Researchers from the University of Warwick in the United Kingdom discovered that Geostationary Orbit (GEO)—a vital strip of space located 22,000 miles (36,000 kilometers) above the equator—is populated by a dense, unmapped cloud of tiny space junk fragments measuring just 2 inches (5 centimeters) in size.
The Hidden Danger in the Geostationary Ring
Geostationary orbit is one of the most unique and valuable real estate sectors in space.
Because it is so far away, tracking small objects in GEO is notoriously difficult.
The University of Warwick team bypassed this limitation by re-analyzing archival data captured by the 8.3-foot (2.54-meter) Isaac Newton Telescope in La Palma, Canary Islands.
What they uncovered was a massive blind spot: a sprawling cloud of centimeter-scale junk hiding in plain sight alongside critical commercial and government infrastructure.
A Literal "Potential Minefield"
Because objects in orbit travel at incredibly high hypervelocities, even a minute piece of debris acts like a high-velocity weapon.
"The debris in geosynchronous orbit is a potential minefield," warned Stuart Eves, study co-author and space consultant at SJE Space.
"No one in their right mind would enter a terrestrial minefield without a mine detector. Similarly, no one in their right mind should launch a satellite to GEO without an adequate debris survey."
Unlike low Earth orbit, where atmospheric drag eventually pulls old satellites and junk down to burn up in the atmosphere within a few years or decades, GEO has virtually zero atmospheric resistance.

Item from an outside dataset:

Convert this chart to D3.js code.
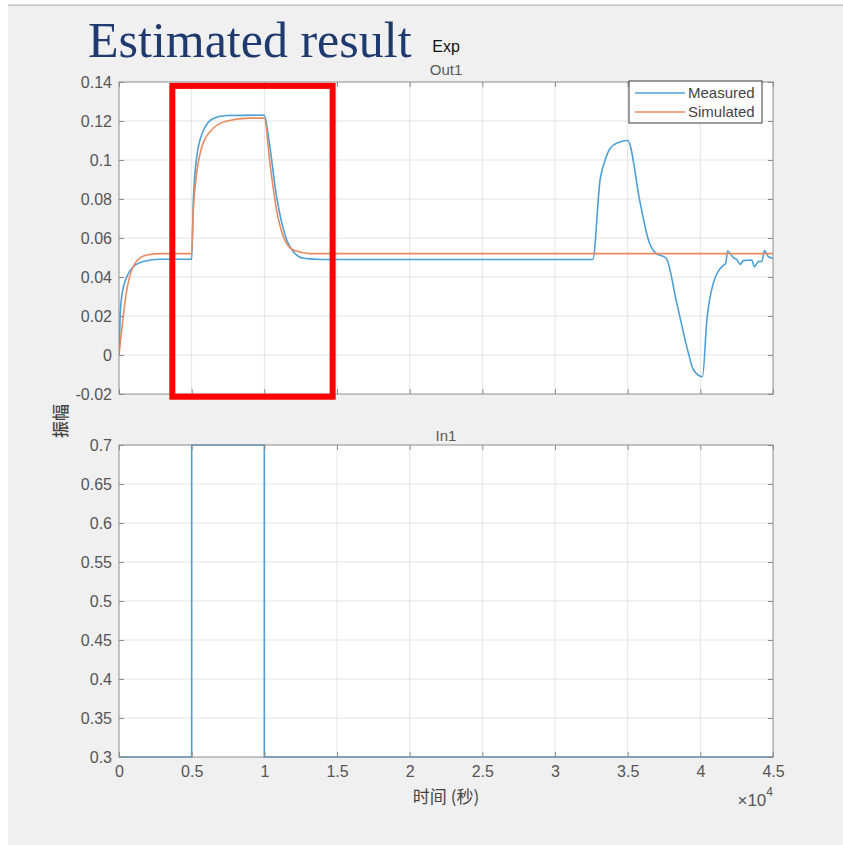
<!DOCTYPE html>
<html>
<head>
<meta charset="utf-8">
<script src="https://cdn.jsdelivr.net/npm/d3@7"></script>
<style>
  body { margin: 0; background: #fff; }
  svg { display: block; }
</style>
</head>
<body>
<svg id="chart" width="843" height="845"></svg>
<script>
// values (time in seconds)
const measuredT = [0, 80, 185, 530, 990, 1670, 2820, 5000, 5110, 5350, 5800, 6490, 7410, 10000,
  10280, 10850, 11540, 12000, 12690, 14000, 32600, 33100, 33450, 33800, 34370, 35000,
  35860, 36430, 36890, 37650, 38380, 39180, 39530, 40150, 40450, 40900, 41590, 41750,
  41870, 42280, 42500, 42740, 42970, 43540, 43720, 44000, 44230, 44410, 44690, 45000];
const measuredY = [0, 0.02, 0.03, 0.040, 0.0453, 0.0479, 0.0491, 0.0491, 0.078, 0.1017, 0.115, 0.1213, 0.1228, 0.123,
  0.112, 0.081, 0.059, 0.053, 0.0496, 0.049, 0.049, 0.0897, 0.100, 0.106, 0.109, 0.110,
  0.078, 0.059, 0.0525, 0.0496, 0.0266, 0.001, -0.0077, -0.0111, 0.018, 0.037, 0.046, 0.047,
  0.0533, 0.0499, 0.049, 0.0465, 0.0484, 0.0487, 0.0453, 0.0479, 0.048, 0.0535, 0.0504, 0.0496];

const simulatedT = [0, 530, 1100, 1900, 3000, 5000, 5110, 5570, 6260, 7410, 9000, 10000,
  10390, 10850, 11310, 12000, 13150, 45000];
const simulatedY = [0, 0.033, 0.047, 0.0513, 0.052, 0.052, 0.074, 0.103, 0.1145, 0.120, 0.1215, 0.1215,
  0.098, 0.074, 0.0607, 0.0538, 0.052, 0.052];

const inputT = [0, 5000, 5000, 10000, 10000, 45000];
const inputY = [0.3, 0.3, 0.7, 0.7, 0.3, 0.3];

const xTicks = [0, 5000, 10000, 15000, 20000, 25000, 30000, 35000, 40000, 45000];
const topTicks = [-0.02, 0, 0.02, 0.04, 0.06, 0.08, 0.1, 0.12, 0.14];
const bottomTicks = [0.3, 0.35, 0.4, 0.45, 0.5, 0.55, 0.6, 0.65, 0.7];
const seriesNames = ['Measured', 'Simulated'];
const seriesColors = ['#4d9fd8', '#ea8a60'];
// highlighted region (red box) in data units
const boxRange = { t0: 3670, t1: 14700, y0: -0.0214, y1: 0.138 };

const svg = d3.select('#chart');
const left = 119, right = 773;
const tickFont = '16px "Liberation Sans", Arial, sans-serif';

const x = d3.scaleLinear().domain([0, 45000]).range([left, right]);
const yTop = d3.scaleLinear().domain([-0.02, 0.14]).range([394, 82]);
const yBot = d3.scaleLinear().domain([0.3, 0.7]).range([757, 445]);

// background panel
svg.append('rect').attr('x', 8).attr('y', 5).attr('width', 835).attr('height', 840).attr('fill', '#f0f0f0');
svg.append('line').attr('x1', 8).attr('x2', 843).attr('y1', 5).attr('y2', 5)
  .attr('stroke', '#c4c4c4').attr('stroke-width', 1.5);

const fmt = (d) => String(+d.toFixed(3));

function drawAxes(y, ticks, clipId, title, titleY) {
  const top = y.range()[1], bottom = y.range()[0];

  svg.append('rect').attr('x', left).attr('y', top)
    .attr('width', right - left).attr('height', bottom - top).attr('fill', '#fff');

  svg.append('clipPath').attr('id', clipId).append('rect')
    .attr('x', left).attr('y', top).attr('width', right - left).attr('height', bottom - top);

  // grid
  const grid = svg.append('g').attr('stroke', '#e3e3e3').attr('stroke-width', 1);
  grid.selectAll('.gx').data(xTicks.slice(1, -1)).enter().append('line')
    .attr('x1', (d) => x(d)).attr('x2', (d) => x(d)).attr('y1', top).attr('y2', bottom);
  grid.selectAll('.gy').data(ticks.slice(1, -1)).enter().append('line')
    .attr('x1', left).attr('x2', right).attr('y1', (d) => y(d)).attr('y2', (d) => y(d));

  if (title) {
    svg.append('text').attr('x', (left + right) / 2).attr('y', titleY)
      .attr('text-anchor', 'middle').attr('fill', '#5a5a5a')
      .style('font', '15px "Liberation Sans", Arial, sans-serif').text(title);
  }
}

function drawFrame(y, ticks, showXLabels) {
  const top = y.range()[1], bottom = y.range()[0];
  const style = (g) => {
    g.select('.domain').remove();
    g.selectAll('line').attr('stroke', '#8c8c8c');
    g.selectAll('text').attr('fill', '#555').style('font', tickFont);
  };

  svg.append('g').attr('transform', `translate(${left},0)`)
    .call(d3.axisLeft(y).tickValues(ticks).tickFormat(fmt).tickSizeInner(-5).tickPadding(7))
    .call(style);
  svg.append('g').attr('transform', `translate(${right},0)`)
    .call(d3.axisRight(y).tickValues(ticks).tickFormat('').tickSizeInner(-5))
    .call(style);
  svg.append('g').attr('transform', `translate(0,${bottom})`)
    .call(d3.axisBottom(x).tickValues(xTicks).tickFormat(showXLabels ? (d) => fmt(d / 1e4) : '')
      .tickSizeInner(-5).tickPadding(9))
    .call(style);
  svg.append('g').attr('transform', `translate(0,${top})`)
    .call(d3.axisTop(x).tickValues(xTicks).tickFormat('').tickSizeInner(-5))
    .call(style);

  svg.append('rect').attr('x', left).attr('y', top)
    .attr('width', right - left).attr('height', bottom - top)
    .attr('fill', 'none').attr('stroke', '#8c8c8c').attr('stroke-width', 1);
}

// top plot: Out1
drawAxes(yTop, topTicks, 'clipTop', 'Out1', 75);

const lineTop = d3.line().x((d) => x(d[0])).y((d) => yTop(d[1])).curve(d3.curveMonotoneX);
const measured = measuredT.map((t, i) => [t, measuredY[i]]);
const simulated = simulatedT.map((t, i) => [t, simulatedY[i]]);

[measured, simulated].forEach((pts, i) => {
  svg.append('path').datum(pts)
    .attr('clip-path', 'url(#clipTop)')
    .attr('d', lineTop)
    .attr('fill', 'none')
    .attr('stroke', seriesColors[i])
    .attr('stroke-width', 1.6);
});

drawFrame(yTop, topTicks, false);

// legend
const legend = svg.append('g');
legend.append('rect').attr('x', 629).attr('y', 81).attr('width', 133).attr('height', 42)
  .attr('fill', '#fff').attr('stroke', '#3a3a3a').attr('stroke-width', 1);
seriesNames.forEach((name, i) => {
  const ly = 93 + i * 19;
  legend.append('line').attr('x1', 635).attr('x2', 685).attr('y1', ly).attr('y2', ly)
    .attr('stroke', seriesColors[i]).attr('stroke-width', 1.6);
  legend.append('text').attr('x', 688).attr('y', ly + 5).attr('fill', '#444')
    .style('font', '15px "Liberation Sans", Arial, sans-serif').text(name);
});

// bottom plot: In1
drawAxes(yBot, bottomTicks, 'clipBot', 'In1', 441);

const lineBot = d3.line().x((d) => x(d[0])).y((d) => yBot(d[1]));
svg.append('path').datum(inputT.map((t, i) => [t, inputY[i]]))
  .attr('d', lineBot)
  .attr('fill', 'none')
  .attr('stroke', seriesColors[0])
  .attr('stroke-width', 1.6);

drawFrame(yBot, bottomTicks, true);

// red highlight box
svg.append('rect')
  .attr('x', x(boxRange.t0)).attr('y', yTop(boxRange.y1))
  .attr('width', x(boxRange.t1) - x(boxRange.t0))
  .attr('height', yTop(boxRange.y0) - yTop(boxRange.y1))
  .attr('fill', 'none').attr('stroke', '#ff0000').attr('stroke-width', 6);

// labels
svg.append('text').attr('x', 446).attr('y', 803).attr('text-anchor', 'middle').attr('fill', '#444')
  .style('font', '17px "Noto Sans CJK SC", sans-serif').text('时间 (秒)');

svg.append('text').attr('transform', 'translate(67,421) rotate(-90)').attr('text-anchor', 'middle')
  .attr('fill', '#444').style('font', '500 17px "Noto Sans CJK SC", sans-serif').text('振幅');

const expo = svg.append('text').attr('x', 773).attr('y', 806).attr('text-anchor', 'end').attr('fill', '#555')
  .style('font', '17px "Liberation Sans", Arial, sans-serif');
expo.append('tspan').text('×10');
expo.append('tspan').attr('dy', -10).style('font-size', '12px').text('4');

svg.append('text').attr('x', 446).attr('y', 52).attr('text-anchor', 'middle').attr('fill', '#111')
  .style('font', '16px "Liberation Sans", Arial, sans-serif').text('Exp');

svg.append('text').attr('x', 88).attr('y', 57).attr('fill', '#1f3a6f')
  .style('font', '50px "Liberation Serif", "Times New Roman", serif').text('Estimated result');
</script>
</body>
</html>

If one of these newly discovered fragments collides with a major active satellite, it could trigger a catastrophic fragmentation event—generating thousands of new untrackable shards and threatening a chain-reaction known as the Kessler Syndrome, which could render entire orbital regimes completely unusable.
The Cost of Inaction
Building, launching, and insuring a single geostationary satellite regularly exceeds $300 million to $500 million. A widespread debris problem in this orbit wouldn't just affect corporate balance sheets; it poses a direct risk to global telecommunications, weather disaster warnings, and military reconnaissance pipelines.
The study stresses that the aerospace sector can no longer rely on standard cataloged data to map collision risks. Experts are now calling for a concerted international effort to upgrade global space situational awareness, design better orbital surveys, and invest heavily in active debris removal technologies before a catastrophic collision occurs.